*DIRECTIONS:*
Reproduce exactly the lines below from the one containing "Convert this chart to Plotly code." through the one containing "2e-3, 3e-3, 4e-3, 5e-3, 6e-3, 7e-3, 8e-3, 9e-3, 1e-2]", including both, and nothing else.

*STORED ROWS:*
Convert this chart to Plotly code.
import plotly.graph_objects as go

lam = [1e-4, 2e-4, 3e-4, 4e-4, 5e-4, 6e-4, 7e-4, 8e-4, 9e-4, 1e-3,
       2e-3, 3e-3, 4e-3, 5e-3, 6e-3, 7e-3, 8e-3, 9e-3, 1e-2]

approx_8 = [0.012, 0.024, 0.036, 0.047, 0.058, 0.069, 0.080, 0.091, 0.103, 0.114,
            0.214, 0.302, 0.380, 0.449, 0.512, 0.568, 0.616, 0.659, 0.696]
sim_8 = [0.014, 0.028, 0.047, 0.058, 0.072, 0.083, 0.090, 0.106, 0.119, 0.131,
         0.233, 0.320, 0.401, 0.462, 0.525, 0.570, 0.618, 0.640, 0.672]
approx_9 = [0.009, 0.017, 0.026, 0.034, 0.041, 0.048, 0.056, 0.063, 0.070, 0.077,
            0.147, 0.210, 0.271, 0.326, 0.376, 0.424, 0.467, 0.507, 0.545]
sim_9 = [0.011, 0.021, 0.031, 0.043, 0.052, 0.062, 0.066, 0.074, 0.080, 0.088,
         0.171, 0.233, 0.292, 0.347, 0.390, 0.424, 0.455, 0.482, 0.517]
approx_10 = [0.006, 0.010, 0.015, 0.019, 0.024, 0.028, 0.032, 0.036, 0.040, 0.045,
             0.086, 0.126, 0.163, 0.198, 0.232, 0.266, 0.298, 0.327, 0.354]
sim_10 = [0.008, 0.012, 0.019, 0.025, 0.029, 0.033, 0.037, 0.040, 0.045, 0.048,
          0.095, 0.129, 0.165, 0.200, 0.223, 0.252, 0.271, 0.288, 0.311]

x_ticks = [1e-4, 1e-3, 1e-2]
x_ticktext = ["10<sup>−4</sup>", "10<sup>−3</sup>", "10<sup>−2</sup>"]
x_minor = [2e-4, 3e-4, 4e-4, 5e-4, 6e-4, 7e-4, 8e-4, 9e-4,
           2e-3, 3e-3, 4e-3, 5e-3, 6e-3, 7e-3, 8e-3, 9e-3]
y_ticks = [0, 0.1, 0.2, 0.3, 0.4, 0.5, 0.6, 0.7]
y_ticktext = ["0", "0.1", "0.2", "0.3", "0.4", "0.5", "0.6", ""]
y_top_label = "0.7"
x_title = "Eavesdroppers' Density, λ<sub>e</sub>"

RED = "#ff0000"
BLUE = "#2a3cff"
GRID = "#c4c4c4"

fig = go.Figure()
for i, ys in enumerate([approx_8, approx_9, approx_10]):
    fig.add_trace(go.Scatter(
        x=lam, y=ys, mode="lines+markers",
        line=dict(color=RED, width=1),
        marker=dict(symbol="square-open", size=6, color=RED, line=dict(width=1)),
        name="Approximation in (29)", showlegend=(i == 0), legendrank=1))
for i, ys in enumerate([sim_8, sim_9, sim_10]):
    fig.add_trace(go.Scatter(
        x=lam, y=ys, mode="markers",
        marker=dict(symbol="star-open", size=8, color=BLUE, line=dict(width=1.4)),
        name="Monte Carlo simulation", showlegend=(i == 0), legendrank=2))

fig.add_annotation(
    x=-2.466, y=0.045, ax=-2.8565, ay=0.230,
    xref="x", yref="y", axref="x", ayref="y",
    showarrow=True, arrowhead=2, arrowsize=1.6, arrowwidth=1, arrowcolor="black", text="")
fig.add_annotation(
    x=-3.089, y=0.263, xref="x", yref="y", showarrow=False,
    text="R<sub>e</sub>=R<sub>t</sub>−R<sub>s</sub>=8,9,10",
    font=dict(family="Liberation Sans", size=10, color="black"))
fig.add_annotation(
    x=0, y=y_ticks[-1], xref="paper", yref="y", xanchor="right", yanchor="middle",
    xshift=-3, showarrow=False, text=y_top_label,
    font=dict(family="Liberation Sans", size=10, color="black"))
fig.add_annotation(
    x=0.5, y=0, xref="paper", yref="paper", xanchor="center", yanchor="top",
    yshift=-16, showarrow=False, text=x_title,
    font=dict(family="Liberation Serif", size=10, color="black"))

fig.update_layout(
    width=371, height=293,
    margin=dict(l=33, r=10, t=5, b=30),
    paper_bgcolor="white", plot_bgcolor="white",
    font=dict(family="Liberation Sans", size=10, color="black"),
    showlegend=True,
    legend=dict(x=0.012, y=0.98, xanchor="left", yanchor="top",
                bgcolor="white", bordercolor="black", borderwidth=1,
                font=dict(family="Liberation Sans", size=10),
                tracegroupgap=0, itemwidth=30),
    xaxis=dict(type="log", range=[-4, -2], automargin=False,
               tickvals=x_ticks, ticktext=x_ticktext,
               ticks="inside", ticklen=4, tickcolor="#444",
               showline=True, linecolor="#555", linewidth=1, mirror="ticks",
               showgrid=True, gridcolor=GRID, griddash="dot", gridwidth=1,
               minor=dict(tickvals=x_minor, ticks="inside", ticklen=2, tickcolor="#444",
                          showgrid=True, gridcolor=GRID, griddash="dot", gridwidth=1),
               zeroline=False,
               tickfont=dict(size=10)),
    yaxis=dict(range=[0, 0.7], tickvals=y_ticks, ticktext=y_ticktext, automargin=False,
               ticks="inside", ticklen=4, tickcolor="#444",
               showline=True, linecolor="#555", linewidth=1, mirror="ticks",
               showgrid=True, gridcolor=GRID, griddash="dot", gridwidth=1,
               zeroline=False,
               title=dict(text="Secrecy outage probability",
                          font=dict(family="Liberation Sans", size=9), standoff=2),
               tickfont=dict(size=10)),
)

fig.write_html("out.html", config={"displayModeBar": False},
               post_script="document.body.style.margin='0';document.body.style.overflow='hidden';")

---

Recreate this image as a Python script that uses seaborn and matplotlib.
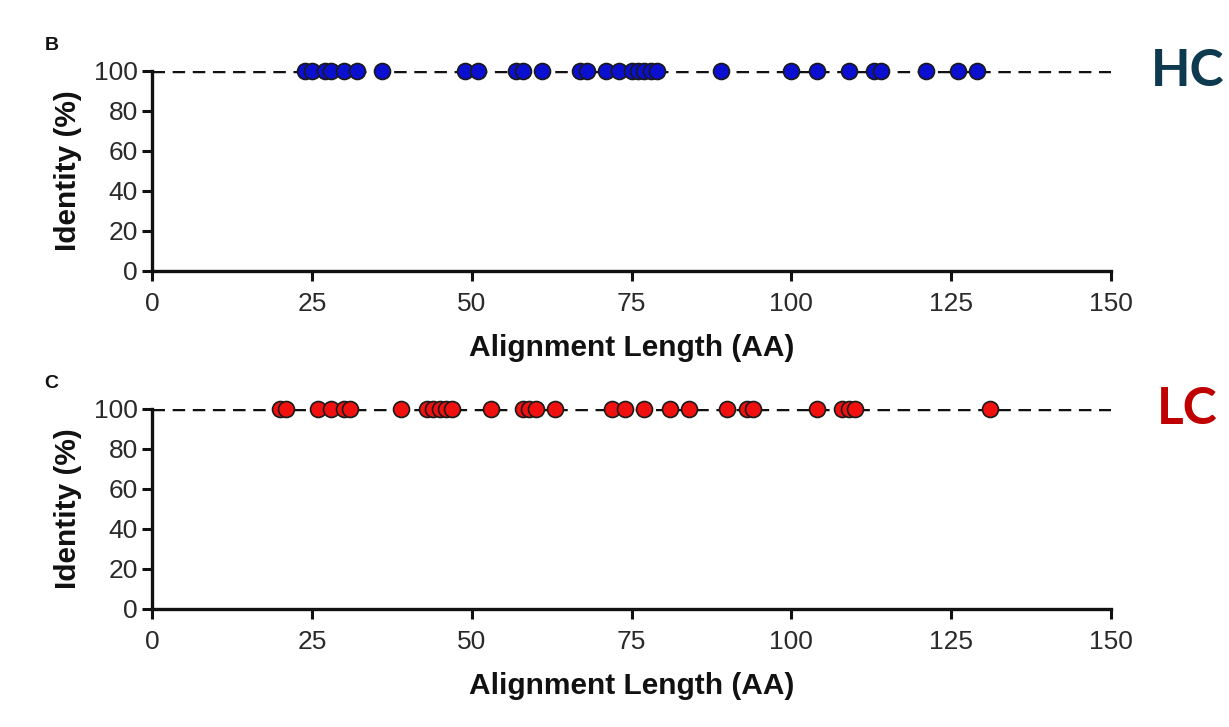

...

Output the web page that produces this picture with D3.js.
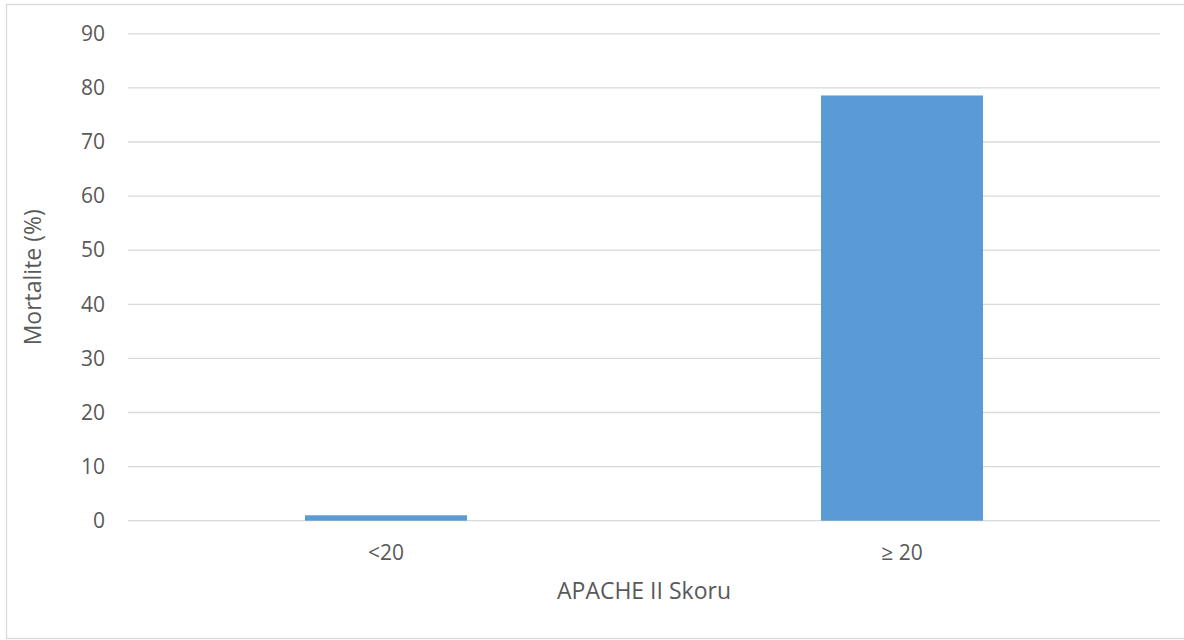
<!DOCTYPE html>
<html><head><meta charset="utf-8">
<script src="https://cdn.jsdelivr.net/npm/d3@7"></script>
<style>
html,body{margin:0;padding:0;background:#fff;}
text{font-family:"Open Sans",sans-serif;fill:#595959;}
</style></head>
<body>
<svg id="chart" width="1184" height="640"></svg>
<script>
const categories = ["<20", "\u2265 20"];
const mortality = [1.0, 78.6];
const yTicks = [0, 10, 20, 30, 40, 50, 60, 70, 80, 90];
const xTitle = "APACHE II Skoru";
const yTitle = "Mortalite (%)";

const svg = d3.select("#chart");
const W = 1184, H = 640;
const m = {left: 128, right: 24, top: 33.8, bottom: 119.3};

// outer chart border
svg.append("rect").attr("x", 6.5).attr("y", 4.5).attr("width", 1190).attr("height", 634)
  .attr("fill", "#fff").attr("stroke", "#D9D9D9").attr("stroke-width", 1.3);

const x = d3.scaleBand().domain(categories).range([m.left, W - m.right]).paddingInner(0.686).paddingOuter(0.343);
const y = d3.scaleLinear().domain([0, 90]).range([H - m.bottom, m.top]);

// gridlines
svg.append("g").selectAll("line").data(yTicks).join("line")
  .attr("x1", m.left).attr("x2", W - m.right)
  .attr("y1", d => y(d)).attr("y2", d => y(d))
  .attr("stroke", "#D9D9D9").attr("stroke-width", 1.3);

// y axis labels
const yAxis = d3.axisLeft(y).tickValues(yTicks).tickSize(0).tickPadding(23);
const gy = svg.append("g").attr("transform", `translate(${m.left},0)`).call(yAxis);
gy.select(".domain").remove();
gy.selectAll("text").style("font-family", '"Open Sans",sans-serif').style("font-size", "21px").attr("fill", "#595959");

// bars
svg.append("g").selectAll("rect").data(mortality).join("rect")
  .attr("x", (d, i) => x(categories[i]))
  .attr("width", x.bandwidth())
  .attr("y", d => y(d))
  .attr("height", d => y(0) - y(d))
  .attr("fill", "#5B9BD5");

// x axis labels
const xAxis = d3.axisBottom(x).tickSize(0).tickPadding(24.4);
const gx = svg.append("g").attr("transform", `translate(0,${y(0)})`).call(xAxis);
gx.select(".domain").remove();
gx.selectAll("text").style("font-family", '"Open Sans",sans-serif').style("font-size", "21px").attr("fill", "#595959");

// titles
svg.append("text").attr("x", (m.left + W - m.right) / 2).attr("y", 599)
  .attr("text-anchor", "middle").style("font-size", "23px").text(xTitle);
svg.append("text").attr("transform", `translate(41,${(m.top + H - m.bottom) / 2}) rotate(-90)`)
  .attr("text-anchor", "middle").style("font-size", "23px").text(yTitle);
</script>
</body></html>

*ANSWER TO THIS TASK:*
Convert this chart to Plotly code.
import plotly.graph_objects as go

lam = [1e-4, 2e-4, 3e-4, 4e-4, 5e-4, 6e-4, 7e-4, 8e-4, 9e-4, 1e-3,
       2e-3, 3e-3, 4e-3, 5e-3, 6e-3, 7e-3, 8e-3, 9e-3, 1e-2]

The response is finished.